5. ETA in your local timezone
Estimate wall-clock duration: epochs × seconds-per-epoch / 3600 = hours. State the ETA in your local TZ (the system's TZ, which the timezone_scrub.sh hook validates against). If the run will straddle a meeting / sleep / OOO window, decide whether to defer or split.
Restart and kill cleanup
If this is a restart of a previously-failed run, or a kill before launching a replacement, purge stale artifacts in this exact order:
- Local checkpoint dir on the launching machine:
rm -rf /local/runs/<run-name> (verify path first; the destructive_path_guard.sh will warn).
- Remote artifact dir on the cluster / NFS / object store:
rm -rf /remote/runs/<run-name> (or equivalent).
- Experiment tracker run: delete via the tracker's API (
wandb api.run(...).delete(), neptune run.stop() + delete via UI, etc.). Stale tracker runs corrupt later comparisons.

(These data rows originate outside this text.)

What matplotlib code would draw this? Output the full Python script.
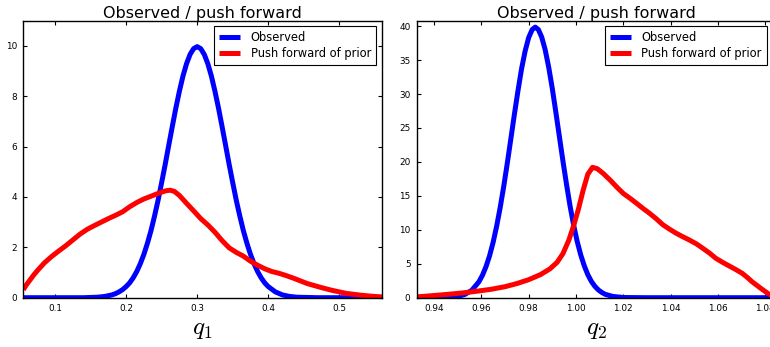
import matplotlib
matplotlib.use("Agg")
import matplotlib.pyplot as plt

plt.rcParams.update({
    "font.family": "DejaVu Sans",
    "mathtext.fontset": "cm",
    "xtick.direction": "in",
    "ytick.direction": "in",
    "xtick.top": True,
    "ytick.right": True,
    "xtick.major.size": 2.8,
    "ytick.major.size": 2.8,
    "xtick.minor.visible": False,
    "ytick.minor.visible": False,
    "axes.linewidth": 1.0,
    "axes.edgecolor": "black",
    "legend.fancybox": False,
    "legend.edgecolor": "black",
    "legend.framealpha": 1.0,
})

# ---- q1 densities ----
q1_obs_x = [0.0554, 0.10, 0.14, 0.16, 0.17,
            0.18, 0.185, 0.19, 0.195, 0.20,
            0.205, 0.21, 0.215, 0.22, 0.225, 0.23, 0.235, 0.24, 0.245, 0.25,
            0.255, 0.26, 0.265, 0.27, 0.275, 0.28, 0.285, 0.29, 0.295, 0.30,
            0.305, 0.31, 0.315, 0.32, 0.325, 0.33, 0.335, 0.34, 0.345, 0.35,
            0.355, 0.36, 0.365, 0.37, 0.375, 0.38, 0.385, 0.39, 0.395, 0.40,
            0.41, 0.42, 0.43, 0.44, 0.47, 0.56]
q1_obs_y = [0.0, 0.0, 0.0, 0.02, 0.05,
            0.11, 0.16, 0.23, 0.32, 0.44,
            0.59, 0.79, 1.04, 1.35, 1.72, 2.16, 2.66, 3.24, 3.87, 4.57,
            5.29, 6.05, 6.80, 7.53, 8.20, 8.80, 9.29, 9.66, 9.89, 9.97,
            9.89, 9.66, 9.29, 8.80, 8.20, 7.53, 6.80, 6.05, 5.29, 4.57,
            3.87, 3.24, 2.66, 2.16, 1.72, 1.35, 1.04, 0.79, 0.59, 0.44,
            0.23, 0.11, 0.05, 0.02, 0.0, 0.0]

q1_push_x = [0.0554, 0.060, 0.065, 0.070, 0.075, 0.085, 0.095, 0.105, 0.115,
             0.125, 0.135, 0.145, 0.155, 0.165, 0.175, 0.185, 0.195, 0.205,
             0.215, 0.225, 0.235, 0.245, 0.255, 0.262, 0.268, 0.275, 0.285,
             0.295, 0.305, 0.315, 0.325, 0.335, 0.345, 0.355, 0.365, 0.375,
             0.385, 0.395, 0.405, 0.415, 0.425, 0.435, 0.445, 0.455, 0.465,
             0.475, 0.49, 0.51, 0.53, 0.545, 0.56]
q1_push_y = [0.32, 0.52, 0.71, 0.90, 1.07, 1.38, 1.63, 1.85, 2.06,
             2.29, 2.52, 2.71, 2.86, 3.00, 3.14, 3.27, 3.41, 3.61,
             3.78, 3.92, 4.03, 4.14, 4.24, 4.27, 4.22, 4.06, 3.75,
             3.45, 3.14, 2.89, 2.60, 2.27, 1.98, 1.80, 1.65, 1.45,
             1.29, 1.15, 1.04, 0.97, 0.88, 0.78, 0.67, 0.56, 0.48,
             0.40, 0.29, 0.17, 0.10, 0.06, 0.03]

# ---- q2 densities ----
q2_obs_x = [0.9327, 0.945, 0.950, 0.953, 0.956,
            0.959, 0.9605, 0.962, 0.9635, 0.965,
            0.9665, 0.968, 0.9695, 0.971, 0.9725,
            0.974, 0.9755, 0.977, 0.9785, 0.980,
            0.9815, 0.9828, 0.9841, 0.9855, 0.987,
            0.9885, 0.990, 0.9915, 0.993, 0.9945,
            0.996, 0.9975, 0.999, 1.0005, 1.002,
            1.0035, 1.005, 1.0065, 1.008, 1.0095,
            1.011, 1.0125, 1.0155, 1.020, 1.030,
            1.0843]
q2_obs_y = [0.0, 0.03, 0.18, 0.47, 1.10,
            2.35, 3.32, 4.59, 6.19, 8.17,
            10.56, 13.33, 16.45, 19.87, 23.45,
            27.06, 30.5, 33.7, 36.3, 38.3,
            39.5, 39.85, 39.5, 38.4, 36.5,
            33.9, 30.8, 27.3, 23.7, 20.1,
            16.7, 13.5, 10.7, 8.3, 6.31,
            4.7, 3.39, 2.4, 1.67, 1.13,
            0.75, 0.48, 0.19, 0.03, 0.0,
            0.0]

q2_push_x = [0.9327, 0.940, 0.946, 0.952, 0.958, 0.964, 0.970, 0.975, 0.980,
             0.985, 0.989, 0.992, 0.9945, 0.997, 0.999, 1.001, 1.003, 1.005,
             1.007, 1.009, 1.0115, 1.0145, 1.0175, 1.020, 1.023, 1.0256,
             1.0285, 1.0312, 1.034, 1.0367, 1.0395, 1.0423, 1.045, 1.0479,
             1.051, 1.0535, 1.0565, 1.0591, 1.062, 1.0646, 1.0675, 1.0702,
             1.0725, 1.0744, 1.0765, 1.0786, 1.0814, 1.0843]
q2_push_y = [0.12, 0.32, 0.50, 0.70, 0.95, 1.23, 1.62, 2.08, 2.65,
             3.40, 4.25, 5.20, 6.50, 8.50, 10.6, 13.0, 15.8, 18.2,
             19.2, 19.0, 18.3, 17.3, 16.2, 15.35, 14.6, 13.9,
             13.1, 12.4, 11.6, 10.75, 10.1, 9.5, 9.0, 8.5,
             7.9, 7.3, 6.55, 5.8, 5.2, 4.7, 4.15, 3.6,
             2.95, 2.35, 1.8, 1.25, 0.55, 0.12]

q1_ticks = [0.1, 0.2, 0.3, 0.4, 0.5]
q1_ticklabels = ["0.1", "0.2", "0.3", "0.4", "0.5"]
q1_yticks = [0, 2, 4, 6, 8, 10]
q2_ticks = [0.94, 0.96, 0.98, 1.00, 1.02, 1.04, 1.06, 1.08]
q2_ticklabels = ["0.94", "0.96", "0.98", "1.00", "1.02", "1.04", "1.06", "1.08"]
q2_yticks = [0, 5, 10, 15, 20, 25, 30, 35, 40]

series_labels = ["Observed", "Push forward of prior"]
title_text = "Observed / push forward"

W, H = 770, 347
fig = plt.figure(figsize=(W / 100, H / 100), dpi=100, facecolor="white")

def px_axes(x0, x1, y0, y1):
    return fig.add_axes([x0 / W, 1 - y1 / H, (x1 - x0) / W, (y1 - y0) / H])

ax1 = px_axes(23.3, 382.0, 20.7, 297.7)
ax2 = px_axes(416.7, 775.5, 20.7, 297.7)

panels = [
    (ax1, q1_obs_x, q1_obs_y, q1_push_x, q1_push_y, (0.0554, 0.560), (0, 11.0),
     q1_ticks, q1_ticklabels, q1_yticks, r"$q_1$", (0.9833, 0.981)),
    (ax2, q2_obs_x, q2_obs_y, q2_push_x, q2_push_y, (0.9327, 1.0843), (0, 40.8),
     q2_ticks, q2_ticklabels, q2_yticks, r"$q_2$", (0.9755, 0.981)),
]

for ax, ox, oy, px, py, xl, yl, xt, xtl, yt, xlab, anchor in panels:
    ax.plot(ox, oy, color="#0000ff", lw=3.6, label=series_labels[0],
            solid_capstyle="butt", solid_joinstyle="round")
    ax.plot(px, py, color="#ff0000", lw=3.6, label=series_labels[1],
            solid_capstyle="butt", solid_joinstyle="round")
    ax.set_xlim(*xl)
    ax.set_ylim(*yl)
    ax.set_xticks(xt)
    ax.set_xticklabels(xtl)
    ax.set_yticks(yt)
    ax.tick_params(labelsize=6.4, pad=4.5, colors="black", width=0.8)
    ax.set_title(title_text, fontsize=11.5, pad=1.5)
    ax.set_xlabel(xlab, fontsize=18, labelpad=3)
    leg = ax.legend(loc="upper right", bbox_to_anchor=anchor, borderaxespad=0,
                    fontsize=8.3, handlelength=1.8, handletextpad=0.95,
                    borderpad=0.42, labelspacing=0.25)
    leg.get_frame().set_linewidth(0.8)

fig.savefig("out.png", dpi=100, facecolor="white")
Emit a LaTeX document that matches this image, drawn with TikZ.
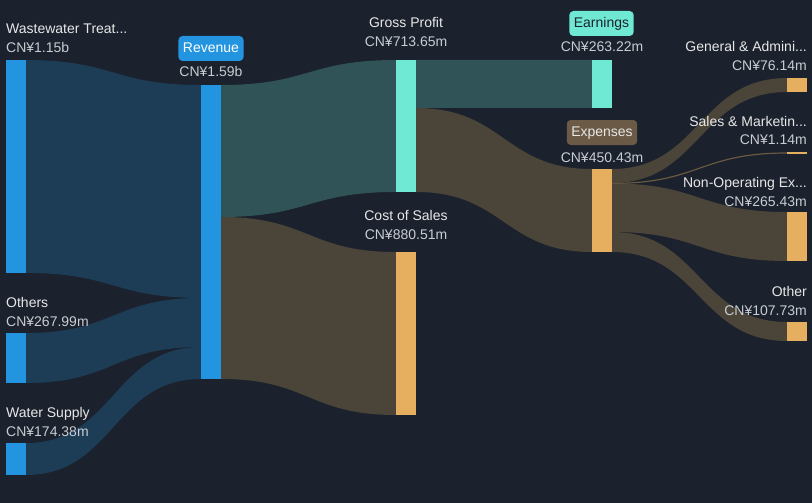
\documentclass[tikz,border=0pt]{standalone}
\usepackage{fontspec}
\setmainfont{Liberation Sans}
\definecolor{bg}{HTML}{1B212D}
\definecolor{bluebar}{HTML}{2394DF}
\definecolor{blueflow}{HTML}{1D3C56}
\definecolor{tealbar}{HTML}{6FE9D4}
\definecolor{tealflow}{HTML}{2F5357}
\definecolor{orangebar}{HTML}{E6AF5F}
\definecolor{brownflow}{HTML}{4B4539}
\definecolor{brownbadge}{HTML}{6B5A45}
\definecolor{nametxt}{HTML}{E8E8E8}
\definecolor{valtxt}{HTML}{C9CDD2}
\newcommand\flowband[7]{%
  \fill[#7] (#1,#2) .. controls ({(#1+#4)/2},#2) and ({(#1+#4)/2},#5) .. (#4,#5)
    -- (#4,#6) .. controls ({(#1+#4)/2},#6) and ({(#1+#4)/2},#3) .. (#1,#3) -- cycle;}
\tikzset{
  bar/.style={inner sep=0pt, outer sep=0pt, minimum width=20pt, anchor=north west, draw=none},
  nm/.style={text=nametxt, font=\fontsize{14}{16}\selectfont, inner sep=0pt},
  val/.style={text=valtxt, font=\fontsize{14}{16}\selectfont, inner sep=0pt},
  badge/.style={rounded corners=4pt, minimum height=25pt, inner xsep=4.5pt, inner ysep=0pt,
    text height=10pt, text depth=2pt, font=\fontsize{14}{16}\selectfont}
}
\begin{document}
\begin{tikzpicture}[x=1pt,y=-1pt]
\fill[bg] (0,0) rectangle (812,503);
\useasboundingbox (0,0) rectangle (812,503);

% flows
\flowband{26}{60}{273}{201}{85}{298}{blueflow}
\flowband{26}{333}{383}{201}{298}{347}{blueflow}
\flowband{26}{443}{475}{201}{347}{379}{blueflow}
\flowband{221}{85}{217}{396}{60}{192}{tealflow}
\flowband{221}{217}{379}{396}{252}{415}{brownflow}
\flowband{416}{60}{108}{592}{60}{108}{tealflow}
\flowband{416}{108}{192}{592}{169}{252}{brownflow}
\flowband{612}{169}{183}{787}{78}{92}{brownflow}
\flowband{612}{182.8}{184}{787}{152.4}{153.6}{brownflow!80!orangebar}
\flowband{612}{183.5}{232}{787}{212}{261}{brownflow}
\flowband{612}{232}{252}{787}{322}{341}{brownflow}

% bars
\node[bar, fill=bluebar, minimum height=213pt] (ww) at (6,60) {};
\node[bar, fill=bluebar, minimum height=50pt] (oth) at (6,333) {};
\node[bar, fill=bluebar, minimum height=32pt] (wsup) at (6,443) {};
\node[bar, fill=bluebar, minimum height=294pt] (rev) at (201,85) {};
\node[bar, fill=tealbar, minimum height=132pt] (gp) at (396,60) {};
\node[bar, fill=orangebar, minimum height=163pt] (cos) at (396,252) {};
\node[bar, fill=tealbar, minimum height=48pt] (earn) at (592,60) {};
\node[bar, fill=orangebar, minimum height=83pt] (exp) at (592,169) {};
\node[bar, fill=orangebar, minimum height=14pt] (ga) at (787,78) {};
\node[bar, fill=orangebar, minimum height=1.2pt] (sm) at (787,152.4) {};
\node[bar, fill=orangebar, minimum height=49pt] (nonop) at (787,212) {};
\node[bar, fill=orangebar, minimum height=19pt] (other) at (787,322) {};

% left labels
\node[nm, anchor=base west] (wwn) at (6,34) {Wastewater Treat...};
\node[val, anchor=base west] (wwv) at (6,53) {CN¥1.15b};
\node[nm, anchor=base west] (othn) at (6,307) {Others};
\node[val, anchor=base west] (othv) at (6,326) {CN¥267.99m};
\node[nm, anchor=base west] (wsupn) at (6,417) {Water Supply};
\node[val, anchor=base west] (wsupv) at (6,436) {CN¥174.38m};

% revenue
\node[badge, fill=bluebar, text=white] (revb) at (211,48.5) {Revenue};
\node[val, anchor=base] (revv) at (211,77) {CN¥1.59b};

% gross profit / cost of sales
\node[nm, anchor=base] (gpn) at (406,28) {Gross Profit};
\node[val, anchor=base] (gpv) at (406,47) {CN¥713.65m};
\node[nm, anchor=base] (cosn) at (406,220) {Cost of Sales};
\node[val, anchor=base] (cosv) at (406,239) {CN¥880.51m};

% earnings / expenses
\node[badge, fill=tealbar, text=bg] (earnb) at (601.5,23.5) {Earnings};
\node[val, anchor=base] (earnv) at (602,52) {CN¥263.22m};
\node[badge, fill=brownbadge, text=nametxt] (expb) at (602,132.5) {Expenses};
\node[val, anchor=base] (expv) at (602,162) {CN¥450.43m};

% right labels
\node[nm, anchor=base east] (gan) at (807,52) {General \& Admini...};
\node[val, anchor=base east] (gav) at (807,71) {CN¥76.14m};
\node[nm, anchor=base east] (smn) at (807,126) {Sales \& Marketin...};
\node[val, anchor=base east] (smv) at (807,144) {CN¥1.14m};
\node[nm, anchor=base east] (nonopn) at (807,187) {Non-Operating Ex...};
\node[val, anchor=base east] (nonopv) at (807,206) {CN¥265.43m};
\node[nm, anchor=base east] (othern) at (807,296) {Other};
\node[val, anchor=base east] (otherv) at (807,315) {CN¥107.73m};
\end{tikzpicture}
\end{document}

- Scheduler reservation: cancel the SLURM job (
scancel <jobid>), the lambda labs reservation, the cron entry, etc. Runs that "killed but the GPUs are still allocated" are a recurring waste.
Skipping any of these creates ghost state that will confuse the next launch or the next comparison.
Output
When the user invokes this skill, walk the five checks (or three checks + cleanup, if killing) and report which passed and which failed. Block the launch on any failure unless the user explicitly waives the check.
For a clean launch, end with the launch command itself in a fenced block, ready to copy.